Selain itu, dalih "intervensi kemanusiaan" yang kerap digunakan oleh Amerika Serikat juga menjadi topik perdebatan. Intervensi semacam ini memang telah mendapatkan tempat dalam diskursus hukum internasional, terutama setelah tragedi seperti genosida di Rwanda dan Kosovo. Namun, hukum internasional belum memberikan kerangka hukum yang jelas untuk melegitimasi intervensi sepihak. Tanpa adanya konsensus global, intervensi atas dasar kemanusiaan sering kali digunakan oleh negara kuat untuk membenarkan tindakan militer mereka, yang justru memperburuk konflik di negara target.
Di sisi lain, keberadaan aktor-aktor non-negara di Suriah, seperti ISIS dan kelompok pemberontak lainnya, memang menambah kerumitan. Serangan Amerika Serikat sering kali ditujukan kepada kelompok-kelompok ini, yang dianggap sebagai ancaman bagi stabilitas global. Namun, harus diingat bahwa serangan semacam ini sering kali membawa konsekuensi besar bagi penduduk sipil yang tidak bersalah. Banyak laporan menunjukkan bahwa serangan udara Amerika Serikat di Suriah telah menyebabkan korban sipil yang signifikan, yang bertentangan dengan prinsip-prinsip hukum humaniter internasional, termasuk asas proporsionalitas dan pembedaan antara target militer dan sipil.

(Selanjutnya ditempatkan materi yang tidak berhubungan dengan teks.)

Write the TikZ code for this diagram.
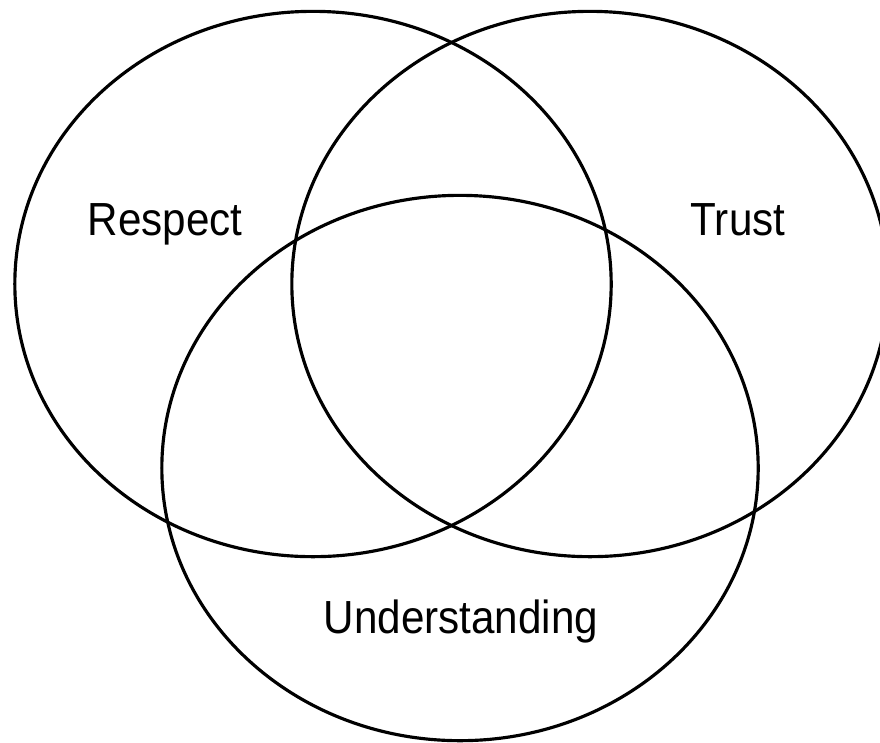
\documentclass[tikz,border=0pt]{standalone}
\usepackage{fontspec}
\setmainfont{Liberation Sans}
\usepackage{tikz}
\usetikzlibrary{shapes.geometric, positioning}

\newcommand{\tallword}[1]{\scalebox{1}[1.1]{#1}}

\begin{document}
\begin{tikzpicture}[
  x=0.01cm, y=-0.01cm,
  ring/.style={ellipse, draw, line width=0.9pt, inner sep=0pt, minimum width=5.96cm, minimum height=5.45cm},
  word/.style={anchor=base, inner sep=0pt, font=\fontsize{12}{14}\selectfont},
]
\useasboundingbox (0,0) rectangle (880,742);
\node[ring] (respect) at (313,284) {};
\node[ring] (trust) at (590,284) {};
\node[ring] (understanding) at (460,468) {};

\node[word] (lrespect) at (165,235) {\tallword{Respect}};
\node[word] (ltrust) at (738,235) {\tallword{Trust}};
\node[word] (lunderstanding) at (461,633) {\tallword{Understanding}};
\end{tikzpicture}
\end{document}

Lebih jauh, tindakan Amerika Serikat di Suriah menimbulkan kekhawatiran tentang preseden yang dapat diciptakan. Jika negara-negara besar dibiarkan mengambil tindakan militer unilateral tanpa konsekuensi, hal ini dapat melemahkan sistem hukum internasional yang telah dibangun sejak Perang Dunia II. Hukum internasional dirancang untuk menjaga tatanan dunia yang adil dan menghindari dominasi kekuatan militer oleh negara tertentu. Tindakan unilateral yang tidak terkendali hanya akan memperburuk ketidakstabilan global dan merusak kepercayaan terhadap institusi internasional seperti PBB.
Dalam konteks ini, penting bagi komunitas internasional untuk menegaskan kembali komitmennya terhadap penghormatan hukum internasional. Setiap tindakan militer, termasuk yang dilakukan oleh Amerika Serikat, harus tunduk pada aturan yang telah disepakati secara global. Jika serangan Amerika ke Suriah terus dibiarkan tanpa pertanggungjawaban, maka bukan hanya hukum internasional yang dirugikan, tetapi juga masa depan perdamaian dan stabilitas dunia.
Oleh karena itu, diperlukan reformasi dan penguatan mekanisme internasional agar serangan seperti ini tidak lagi terjadi tanpa dasar hukum yang jelas. Negara-negara anggota PBB, terutama anggota tetap Dewan Keamanan, harus menunjukkan kepemimpinan dengan mematuhi aturan yang mereka buat sendiri. Hanya dengan demikian, hukum internasional dapat berfungsi sebagaimana mestinya---sebagai pelindung keadilan dan perdamaian global.